• [WHAT YOU HAVE TO DO]: Give the data below again exactly as it stands. Omit the pictures.

— Start of COLLECTED MATERIAL —

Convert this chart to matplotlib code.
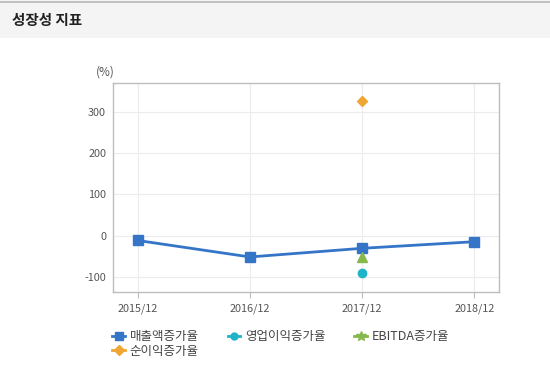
import numpy as np
import matplotlib.pyplot as plt
from matplotlib.patches import Rectangle
from matplotlib.lines import Line2D

plt.rcParams['font.family'] = ['Noto Sans CJK KR', 'DejaVu Sans']
plt.rcParams['axes.unicode_minus'] = False

periods = ["2015/12", "2016/12", "2017/12", "2018/12"]
sales_growth = [-12, -52, -31, -15]
op_profit_growth = [np.nan, np.nan, -92, np.nan]
ebitda_growth = [np.nan, np.nan, -53, np.nan]
net_profit_growth = [np.nan, np.nan, 327, np.nan]
y_ticks = [-100, 0, 100, 200, 300]

W, H = 550, 374
fig = plt.figure(figsize=(W / 100, H / 100), dpi=100)
fig.patch.set_facecolor("white")

# header band
fig.patches.append(Rectangle((0, 1 - 38 / H), 1, 38 / H, transform=fig.transFigure,
                             facecolor="#f4f4f4", edgecolor="none", zorder=0))
fig.add_artist(Line2D([0, 1], [1 - 1.5 / H, 1 - 1.5 / H], transform=fig.transFigure,
                      color="#b8b8b8", lw=1.2))
fig.text(12 / W, 1 - 20 / H, "성장성 지표", fontsize=10.5, fontweight="bold",
         color="#222222", va="center", ha="left")

ax = fig.add_axes([113 / W, 1 - 292 / H, (499 - 113) / W, (292 - 83) / H])
x = np.arange(len(periods))

ax.plot(x, sales_growth, color="#3575c8", lw=2, marker="s", ms=6.5, zorder=3)
ax.plot(x, op_profit_growth, color="#1fb3c9", lw=2, marker="o", ms=6, zorder=3)
ax.plot(x, ebitda_growth, color="#86b84c", lw=2, marker="^", ms=7, zorder=3)
ax.plot(x, net_profit_growth, color="#f0a635", lw=2, marker="D", ms=5.5, zorder=3)

ax.set_xlim(-0.22, 3.22)
ax.set_ylim(-137, 370)
ax.set_xticks(x)
ax.set_xticklabels(periods)
ax.set_yticks(y_ticks)
ax.grid(color="#ececec", lw=0.8)
ax.set_axisbelow(True)
for s in ax.spines.values():
    s.set_color("#bdbdbd")
    s.set_linewidth(1)
ax.tick_params(axis="both", colors="#bdbdbd", labelcolor="#555555", labelsize=7.8, length=0)
ax.tick_params(axis="x", pad=4, length=4, direction="out")
ax.tick_params(axis="y", pad=5)

fig.text(96 / W, 1 - 72 / H, "(%)", fontsize=8.5, color="#555555", va="center", ha="left")

handles = [
    Line2D([], [], color="#3575c8", lw=2, marker="s", ms=6),
    Line2D([], [], color="#f0a635", lw=2, marker="D", ms=5),
    Line2D([], [], color="#1fb3c9", lw=2, marker="o", ms=5),
    Line2D([], [], color="#86b84c", lw=2, marker="*", ms=7),
]
labels = ["매출액증가율", "순이익증가율", "영업이익증가율", "EBITDA증가율"]
fig.legend(handles, labels, ncol=3, loc="upper left",
           bbox_to_anchor=(106 / W, 1 - 324 / H), frameon=False,
           fontsize=9, handlelength=1.0, handletextpad=0.4,
           columnspacing=2.3, labelspacing=0.1, borderpad=0, labelcolor="#444444")

fig.savefig("out.png", dpi=100, facecolor="white")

— End of COLLECTED MATERIAL —

• [WORKED ANSWER]:
Convert this chart to matplotlib code.
import numpy as np
import matplotlib.pyplot as plt
from matplotlib.patches import Rectangle
from matplotlib.lines import Line2D

plt.rcParams['font.family'] = ['Noto Sans CJK KR', 'DejaVu Sans']
plt.rcParams['axes.unicode_minus'] = False

periods = ["2015/12", "2016/12", "2017/12", "2018/12"]
sales_growth = [-12, -52, -31, -15]
op_profit_growth = [np.nan, np.nan, -92, np.nan]
ebitda_growth = [np.nan, np.nan, -53, np.nan]
net_profit_growth = [np.nan, np.nan, 327, np.nan]
y_ticks = [-100, 0, 100, 200, 300]

W, H = 550, 374
fig = plt.figure(figsize=(W / 100, H / 100), dpi=100)
fig.patch.set_facecolor("white")

# header band
fig.patches.append(Rectangle((0, 1 - 38 / H), 1, 38 / H, transform=fig.transFigure,
                             facecolor="#f4f4f4", edgecolor="none", zorder=0))
fig.add_artist(Line2D([0, 1], [1 - 1.5 / H, 1 - 1.5 / H], transform=fig.transFigure,
                      color="#b8b8b8", lw=1.2))
fig.text(12 / W, 1 - 20 / H, "성장성 지표", fontsize=10.5, fontweight="bold",
         color="#222222", va="center", ha="left")

ax = fig.add_axes([113 / W, 1 - 292 / H, (499 - 113) / W, (292 - 83) / H])
x = np.arange(len(periods))

ax.plot(x, sales_growth, color="#3575c8", lw=2, marker="s", ms=6.5, zorder=3)
ax.plot(x, op_profit_growth, color="#1fb3c9", lw=2, marker="o", ms=6, zorder=3)
ax.plot(x, ebitda_growth, color="#86b84c", lw=2, marker="^", ms=7, zorder=3)
ax.plot(x, net_profit_growth, color="#f0a635", lw=2, marker="D", ms=5.5, zorder=3)

ax.set_xlim(-0.22, 3.22)
ax.set_ylim(-137, 370)
ax.set_xticks(x)
ax.set_xticklabels(periods)
ax.set_yticks(y_ticks)
ax.grid(color="#ececec", lw=0.8)
ax.set_axisbelow(True)
for s in ax.spines.values():
    s.set_color("#bdbdbd")
    s.set_linewidth(1)
ax.tick_params(axis="both", colors="#bdbdbd", labelcolor="#555555", labelsize=7.8, length=0)
ax.tick_params(axis="x", pad=4, length=4, direction="out")
ax.tick_params(axis="y", pad=5)

fig.text(96 / W, 1 - 72 / H, "(%)", fontsize=8.5, color="#555555", va="center", ha="left")

handles = [
    Line2D([], [], color="#3575c8", lw=2, marker="s", ms=6),
    Line2D([], [], color="#f0a635", lw=2, marker="D", ms=5),
    Line2D([], [], color="#1fb3c9", lw=2, marker="o", ms=5),
    Line2D([], [], color="#86b84c", lw=2, marker="*", ms=7),
]
labels = ["매출액증가율", "순이익증가율", "영업이익증가율", "EBITDA증가율"]
fig.legend(handles, labels, ncol=3, loc="upper left",
           bbox_to_anchor=(106 / W, 1 - 324 / H), frameon=False,
           fontsize=9, handlelength=1.0, handletextpad=0.4,
           columnspacing=2.3, labelspacing=0.1, borderpad=0, labelcolor="#444444")

fig.savefig("out.png", dpi=100, facecolor="white")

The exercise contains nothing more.